- **Required task**
From the first line of the listing below, retype each line up to and including the one with "const qsXMax = 8790;"; pictures stay out.

***

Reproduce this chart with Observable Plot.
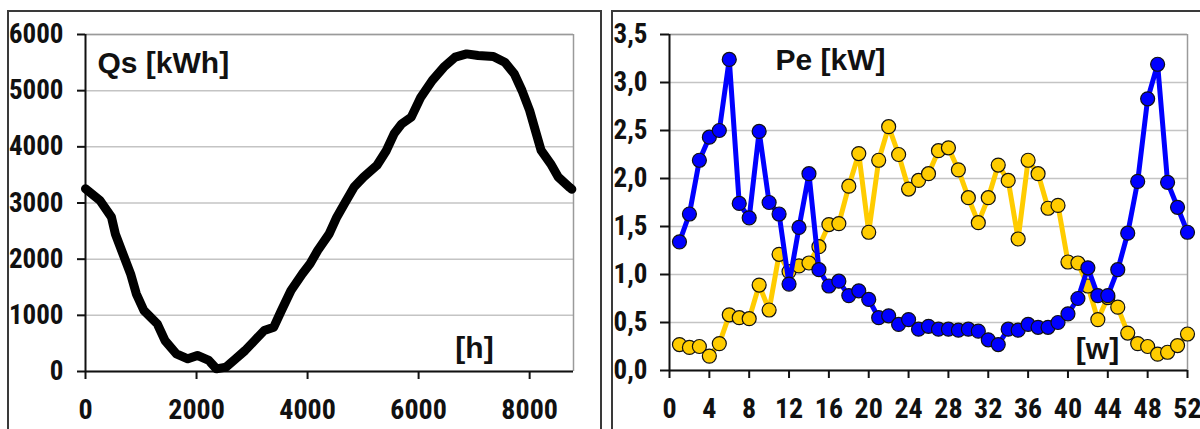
<!DOCTYPE html>
<html>
<head>
<meta charset="utf-8">
<script src="https://cdn.jsdelivr.net/npm/d3@7"></script>
<script src="https://cdn.jsdelivr.net/npm/@observablehq/plot@0.6"></script>
<style>
  html, body { margin: 0; padding: 0; background: #fff; }
  #wrap { position: relative; width: 1200px; height: 429px; overflow: hidden; background: #fff; }
  .panel { position: absolute; border: 2px solid #3a3a3a; box-sizing: border-box; }
  .chart { position: absolute; top: 0; }
</style>
</head>
<body>
<div id="wrap">
  <div class="panel" style="left:7px; top:10px; width:595px; height:480px;"></div>
  <div class="panel" style="left:611px; top:10px; width:700px; height:480px;"></div>
  <div id="left" class="chart" style="left:0px;"></div>
  <div id="right" class="chart" style="left:600px;"></div>
</div>
<script>
// ---- Left chart: Qs [kWh] over the hours of the year ----
const qsHours = [0, 261, 468, 537, 674, 812, 915, 1052, 1293, 1431, 1637, 1843, 2015, 2222, 2359, 2531, 2703, 2875, 3047, 3219, 3391, 3529, 3701, 3907, 4045, 4182, 4389, 4526, 4664, 4836, 5008, 5248, 5420, 5558, 5696, 5868, 6040, 6246, 6453, 6659, 6865, 7071, 7346, 7552, 7724, 7862, 8000, 8103, 8207, 8379, 8517, 8723, 8760];
const qsValues = [3252, 3044, 2748, 2451, 2095, 1739, 1383, 1086, 849, 552, 315, 226, 285, 196, 47, 77, 226, 374, 552, 730, 789, 1086, 1442, 1739, 1917, 2154, 2451, 2748, 2985, 3282, 3460, 3668, 3935, 4231, 4409, 4528, 4884, 5181, 5418, 5596, 5655, 5626, 5608, 5507, 5300, 5003, 4647, 4291, 3935, 3697, 3460, 3275, 3245];
const qsXTicks = [0, 2000, 4000, 6000, 8000];
const qsYTicks = [0, 1000, 2000, 3000, 4000, 5000, 6000];
const qsXMax = 8790;

// ---- Right chart: Pe [kW] per week ----
const weeks = d3.range(1, 53);
const peBlue = [1.34, 1.63, 2.19, 2.43, 2.50, 3.24, 1.74, 1.59, 2.49, 1.75, 1.63, 0.90, 1.49, 2.05, 1.05, 0.88, 0.93, 0.78, 0.83, 0.74, 0.55, 0.57, 0.48, 0.53, 0.43, 0.46, 0.43, 0.43, 0.42, 0.43, 0.41, 0.32, 0.27, 0.43, 0.42, 0.48, 0.45, 0.45, 0.50, 0.59, 0.75, 1.07, 0.78, 0.78, 1.05, 1.43, 1.97, 2.83, 3.19, 1.96, 1.70, 1.44];
const peYellow = [0.27, 0.24, 0.25, 0.15, 0.28, 0.58, 0.55, 0.54, 0.89, 0.63, 1.21, 1.03, 1.09, 1.12, 1.29, 1.52, 1.53, 1.92, 2.26, 1.44, 2.19, 2.54, 2.25, 1.89, 1.98, 2.05, 2.29, 2.32, 2.09, 1.80, 1.54, 1.80, 2.14, 1.98, 1.37, 2.19, 2.05, 1.69, 1.72, 1.13, 1.12, 0.88, 0.53, 0.76, 0.66, 0.39, 0.28, 0.25, 0.17, 0.19, 0.26, 0.38];
const peXTicks = d3.range(0, 53, 4);
const peYTicks = [0, 0.5, 1, 1.5, 2, 2.5, 3, 3.5];

const tickFont = '"Liberation Sans Narrow", "Arial Narrow", "Roboto Condensed", "DejaVu Sans Condensed", sans-serif';
const titleFont = '"Liberation Sans", Arial, sans-serif';

const qsData = qsHours.map((h, i) => ({h, q: qsValues[i]}));
const blueData = weeks.map((w, i) => ({w, v: peBlue[i]}));
const yellowData = weeks.map((w, i) => ({w, v: peYellow[i]}));

const comma = d => d.toFixed(1).replace(".", ",");

const left = Plot.plot({
  width: 600, height: 429,
  marginLeft: 85, marginRight: 27, marginTop: 34, marginBottom: 58,
  style: {fontFamily: tickFont, fontWeight: "bold", color: "#111", background: "transparent", overflow: "visible"},
  x: {domain: [0, qsXMax]},
  y: {domain: [0, 6000]},
  marks: [
    Plot.gridY(qsYTicks, {stroke: "#c4c4c4", strokeOpacity: 1, strokeWidth: 1.5}),
    Plot.ruleY([6000], {stroke: "#9a9a9a", strokeWidth: 1.5}),
    Plot.ruleX([qsXMax], {stroke: "#9a9a9a", strokeWidth: 1.5}),
    Plot.axisY({ticks: qsYTicks, tickSize: 8, tickPadding: 14, fontSize: 27, strokeWidth: 2, label: null, tickFormat: d => String(d)}),
    Plot.axisX({ticks: qsXTicks, tickSize: 8, tickPadding: 20, fontSize: 28, strokeWidth: 2, label: null, tickFormat: d => String(d)}),
    Plot.ruleX([0], {stroke: "#111", strokeWidth: 2}),
    Plot.ruleY([0], {stroke: "#111", strokeWidth: 2}),
    Plot.line(qsData, {x: "h", y: "q", stroke: "#000", strokeWidth: 9, strokeLinejoin: "round", strokeLinecap: "round"}),
    Plot.text(["Qs [kWh]"], {frameAnchor: "top-left", dx: 12, dy: 29, textAnchor: "start", lineAnchor: "middle", fontSize: 30, fontWeight: "bold", fontFamily: titleFont, fill: "#111"}),
    Plot.text(["[h]"], {frameAnchor: "bottom-right", dx: -99, dy: -23, textAnchor: "middle", lineAnchor: "middle", fontSize: 30, fontWeight: "bold", fontFamily: titleFont, fill: "#111"})
  ]
});
document.getElementById("left").appendChild(left);

const right = Plot.plot({
  width: 600, height: 429,
  marginLeft: 69, marginRight: 13, marginTop: 34, marginBottom: 59,
  style: {fontFamily: tickFont, fontWeight: "bold", color: "#111", background: "transparent", overflow: "visible"},
  x: {domain: [0, 52]},
  y: {domain: [0, 3.5]},
  marks: [
    Plot.gridY(peYTicks, {stroke: "#c4c4c4", strokeOpacity: 1, strokeWidth: 1.5}),
    Plot.ruleY([3.5], {stroke: "#9a9a9a", strokeWidth: 1.5}),
    Plot.ruleX([52], {stroke: "#9a9a9a", strokeWidth: 1.5}),
    Plot.axisY({ticks: peYTicks, tickSize: 9, tickPadding: 13, fontSize: 27, strokeWidth: 2, label: null, tickFormat: comma}),
    Plot.axisX({ticks: peXTicks, tickSize: 8, tickPadding: 20, fontSize: 28, strokeWidth: 2, label: null, tickFormat: d => String(d)}),
    Plot.ruleX([0], {stroke: "#111", strokeWidth: 2}),
    Plot.ruleY([0], {stroke: "#111", strokeWidth: 2}),
    Plot.text(["Pe [kW]"], {frameAnchor: "top-left", dx: 106, dy: 26, textAnchor: "start", lineAnchor: "middle", fontSize: 30, fontWeight: "bold", fontFamily: titleFont, fill: "#111"}),
    Plot.text(["[w]"], {frameAnchor: "bottom-right", dx: -90, dy: -21, textAnchor: "middle", lineAnchor: "middle", fontSize: 30, fontWeight: "bold", fontFamily: titleFont, fill: "#111"}),
    Plot.line(yellowData, {x: "w", y: "v", stroke: "#FFCC00", strokeWidth: 5, strokeLinejoin: "round"}),
    Plot.dot(yellowData, {x: "w", y: "v", r: 7, fill: "#FFCC00", stroke: "#111", strokeWidth: 1.2}),
    Plot.line(blueData, {x: "w", y: "v", stroke: "#0000FF", strokeWidth: 5, strokeLinejoin: "round"}),
    Plot.dot(blueData, {x: "w", y: "v", r: 7, fill: "#0000FF", stroke: "#111", strokeWidth: 1.2})
  ]
});
document.getElementById("right").appendChild(right);
</script>
</body>
</html>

***

- **Written response**
Reproduce this chart with Observable Plot.
<!DOCTYPE html>
<html>
<head>
<meta charset="utf-8">
<script src="https://cdn.jsdelivr.net/npm/d3@7"></script>
<script src="https://cdn.jsdelivr.net/npm/@observablehq/plot@0.6"></script>
<style>
  html, body { margin: 0; padding: 0; background: #fff; }
  #wrap { position: relative; width: 1200px; height: 429px; overflow: hidden; background: #fff; }
  .panel { position: absolute; border: 2px solid #3a3a3a; box-sizing: border-box; }
  .chart { position: absolute; top: 0; }
</style>
</head>
<body>
<div id="wrap">
  <div class="panel" style="left:7px; top:10px; width:595px; height:480px;"></div>
  <div class="panel" style="left:611px; top:10px; width:700px; height:480px;"></div>
  <div id="left" class="chart" style="left:0px;"></div>
  <div id="right" class="chart" style="left:600px;"></div>
</div>
<script>
// ---- Left chart: Qs [kWh] over the hours of the year ----
const qsHours = [0, 261, 468, 537, 674, 812, 915, 1052, 1293, 1431, 1637, 1843, 2015, 2222, 2359, 2531, 2703, 2875, 3047, 3219, 3391, 3529, 3701, 3907, 4045, 4182, 4389, 4526, 4664, 4836, 5008, 5248, 5420, 5558, 5696, 5868, 6040, 6246, 6453, 6659, 6865, 7071, 7346, 7552, 7724, 7862, 8000, 8103, 8207, 8379, 8517, 8723, 8760];
const qsValues = [3252, 3044, 2748, 2451, 2095, 1739, 1383, 1086, 849, 552, 315, 226, 285, 196, 47, 77, 226, 374, 552, 730, 789, 1086, 1442, 1739, 1917, 2154, 2451, 2748, 2985, 3282, 3460, 3668, 3935, 4231, 4409, 4528, 4884, 5181, 5418, 5596, 5655, 5626, 5608, 5507, 5300, 5003, 4647, 4291, 3935, 3697, 3460, 3275, 3245];
const qsXTicks = [0, 2000, 4000, 6000, 8000];
const qsYTicks = [0, 1000, 2000, 3000, 4000, 5000, 6000];
const qsXMax = 8790;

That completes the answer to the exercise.